Plus there are the established big names of course, such as Giancarlo Fisichella with Ferrari and the all-British line-up of ‘Bentley Boys’ in the Continental.
The Blancpain GT Series is a fascinating place to wander round the paddock and meet all those drivers with their amazing stories. Unlike many other championships, you really can meet them too. Fans are welcome to come into the paddock, and the drivers always have time for them.
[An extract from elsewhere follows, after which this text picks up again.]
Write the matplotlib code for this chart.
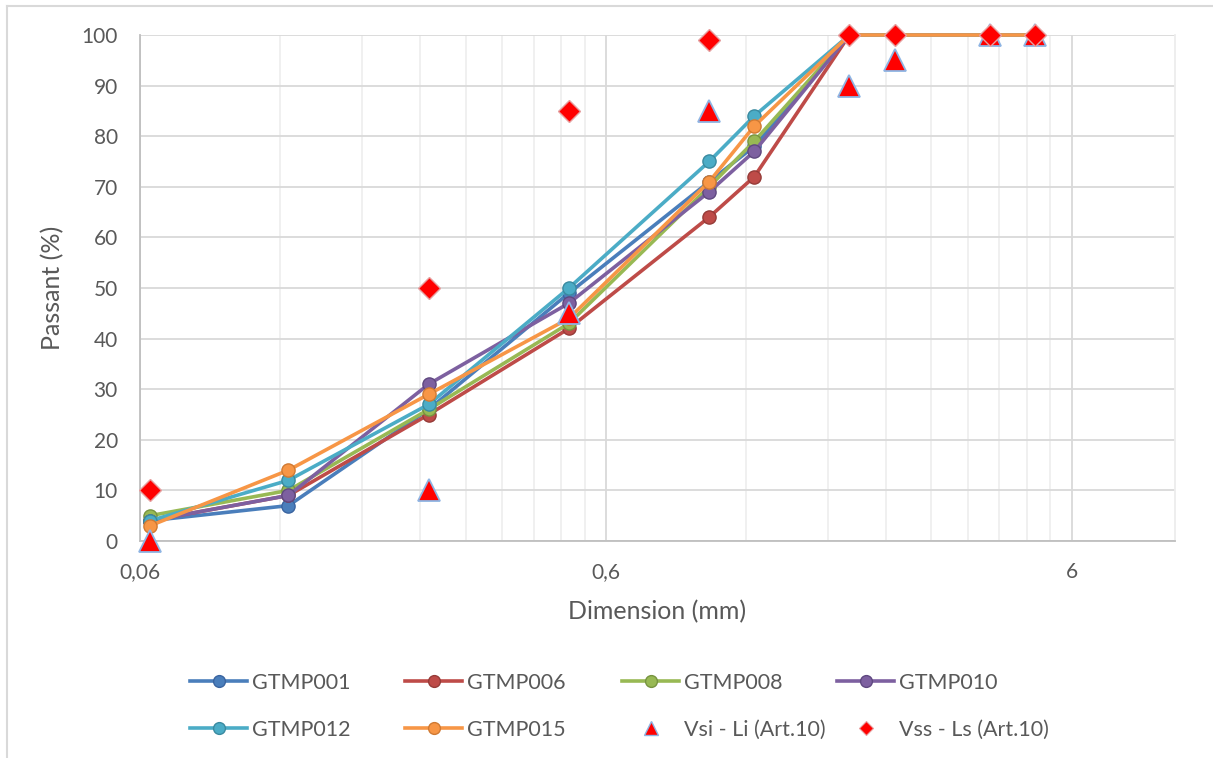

More ‘connected’ than ever before
The Paul Ricard circuit, with more than 100 different potential configurations, is the ideal place to come testing, with the teams trying out the latest evolutions on their cars, as well as some new drivers and the latest Pirelli DHD tyres. These now feature a new size at the front, which is designed to make the front and rear of the car feel more ‘connected’, improving the handling and balance. As a result, the cars are going quicker than ever. The fastest laps at Paul Ricard, using the full grand prix circuit, were in the region of 1m56s. The last French Grand Prix at Paul Ricard, in 1990 featured a fastest race lap of 1m08s thanks to Nigel Mansell and Ferrari, but that was on a short circuit: the last time the full circuit was used for F1® was 1985, where the fastest lap was 1m39s courtesy of Keke Rosberg. It’s going to be interesting to see how this all compares to the re-born French Grand Prix scheduled for July 2018 at Paul Ricard. The F1® cars are going to use the chicane halfway down the straight next year: the Blancpain cars testing this week didn’t – making them around 15 seconds or so off 1985 Formula 1® pace, comparing like for like.
Of course, you don’t have to wait until next year to see some racing action in Paul Ricard, as the Blancpain GT Series is back there for the six-hour race between June 23-25. The season gets underway on April 1-2 at Misano in Italy, with the highlight as usual being the Spa 24 Hours in Belgium from 27-30 July: Pirelli’s biggest event of the year. We’ll see you there.